At some point most business owners and directors will face the prospect of having to pass on their business to the next generation, oversee a trade sale, or in some cases sadly having to simply ‘close the doors’.

Whichever outcome, the ability to replace the income previously generated by their business as tax efficiently as possible will be foremost in their minds.

With business sale proceeds no longer benefitting from Business Property Relief (BPR) for Inheritance Tax purposes and with interest rates at their lowest level in living memory, increasingly the focus is turning back to pensions, as the preferred method of ‘profit extraction’.

The Taxation of Pensions Act 2014 will herald the most significant changes to UK private sector pensions in a generation.

  • From 5 April 2015 there will be no restrictions on the level or frequency of withdrawals from a (money purchase) pension scheme.
  • On death before the age of 75, regardless of whether or not benefits have been taken, any unused pension fund can pass to any named beneficiary entirely tax free.
  • Where death is after age 75, any unused pension fund can pass to any named beneficiary subject to an income tax charge at the individual’s marginal tax rate.
  • In cases where the beneficiary is a non-taxpayer (e.g. grandchildren) and benefits are taken over a number of tax years the income tax charge could be avoided all together.
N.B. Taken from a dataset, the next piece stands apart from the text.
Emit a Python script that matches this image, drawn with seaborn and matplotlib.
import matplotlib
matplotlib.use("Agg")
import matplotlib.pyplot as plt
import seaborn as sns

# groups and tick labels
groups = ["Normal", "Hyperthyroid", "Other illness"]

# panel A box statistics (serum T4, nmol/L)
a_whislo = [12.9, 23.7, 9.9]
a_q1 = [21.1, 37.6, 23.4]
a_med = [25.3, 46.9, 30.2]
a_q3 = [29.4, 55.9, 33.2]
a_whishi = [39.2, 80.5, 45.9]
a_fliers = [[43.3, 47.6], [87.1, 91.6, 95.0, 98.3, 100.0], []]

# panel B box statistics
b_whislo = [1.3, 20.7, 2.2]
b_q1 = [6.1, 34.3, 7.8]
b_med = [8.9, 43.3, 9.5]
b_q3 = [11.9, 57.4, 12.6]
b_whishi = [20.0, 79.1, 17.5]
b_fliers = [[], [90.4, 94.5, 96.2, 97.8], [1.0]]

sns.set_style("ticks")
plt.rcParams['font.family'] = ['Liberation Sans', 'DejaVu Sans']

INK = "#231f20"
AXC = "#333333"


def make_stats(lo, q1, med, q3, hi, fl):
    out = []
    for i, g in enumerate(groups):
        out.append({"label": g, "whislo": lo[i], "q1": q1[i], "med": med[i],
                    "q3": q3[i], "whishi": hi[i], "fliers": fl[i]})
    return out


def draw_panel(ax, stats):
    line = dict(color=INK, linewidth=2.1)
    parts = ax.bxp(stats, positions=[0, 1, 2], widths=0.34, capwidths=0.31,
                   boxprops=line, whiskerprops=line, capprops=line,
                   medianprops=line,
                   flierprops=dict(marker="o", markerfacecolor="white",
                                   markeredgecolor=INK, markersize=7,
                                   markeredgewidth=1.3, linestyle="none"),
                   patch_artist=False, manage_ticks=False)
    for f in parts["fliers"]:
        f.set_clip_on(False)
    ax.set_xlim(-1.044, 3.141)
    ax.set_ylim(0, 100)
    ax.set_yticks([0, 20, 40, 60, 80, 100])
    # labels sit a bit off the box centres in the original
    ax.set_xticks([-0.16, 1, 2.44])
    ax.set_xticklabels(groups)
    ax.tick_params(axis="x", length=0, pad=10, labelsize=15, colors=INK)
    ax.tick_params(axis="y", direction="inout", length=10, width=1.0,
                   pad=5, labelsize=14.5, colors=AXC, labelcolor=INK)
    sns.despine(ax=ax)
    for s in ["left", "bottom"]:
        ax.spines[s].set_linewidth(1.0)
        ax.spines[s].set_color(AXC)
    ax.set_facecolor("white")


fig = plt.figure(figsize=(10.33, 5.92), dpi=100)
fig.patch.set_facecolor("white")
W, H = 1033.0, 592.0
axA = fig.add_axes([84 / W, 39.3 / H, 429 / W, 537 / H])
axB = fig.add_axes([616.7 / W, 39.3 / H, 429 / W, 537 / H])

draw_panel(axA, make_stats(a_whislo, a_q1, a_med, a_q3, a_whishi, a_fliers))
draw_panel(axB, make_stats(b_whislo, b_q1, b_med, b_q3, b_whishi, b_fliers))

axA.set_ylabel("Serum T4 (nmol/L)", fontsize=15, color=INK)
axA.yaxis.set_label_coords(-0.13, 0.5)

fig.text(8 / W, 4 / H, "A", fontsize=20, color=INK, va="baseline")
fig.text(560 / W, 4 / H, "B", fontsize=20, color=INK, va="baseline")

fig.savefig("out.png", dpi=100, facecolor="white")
These changes effectively mean that the over 55s will have full access to their pension pots and the discretion to do whatever they wish with them.  They will also be able to pass on any unused pension savings to their beneficiaries, potentially tax free.

The legislation will provide for the setting up of individual policies for each beneficiary and those beneficiaries can take income immediately, regardless of their age when they inherit.  As a result, pensions will become a useful tool for paying school and university fees tax efficiently.

However, greater freedom gives greater choice and this can be rather bewildering, with most decisions made being irrevocable.  Also, hidden amongst the small print are some very real ‘dangers’.

For example, any individual taking just £1 of pension income for the first time after 5 April 2015 will lose the ability to ‘carry forward’ any unused pension contribution relief and will in future only be allowed to contribute £10,000 per year (forever) into their pension scheme, compared to up £40,000 per year.

For an individual intending to maximise their pension contribution, say for ten years, this could cost them up to £190,000 in lost tax relief.  This situation can be avoided with careful planning and it will be important to review existing pension policies to ensure they are fit for the new legislation and that they can cope with the new flexibility.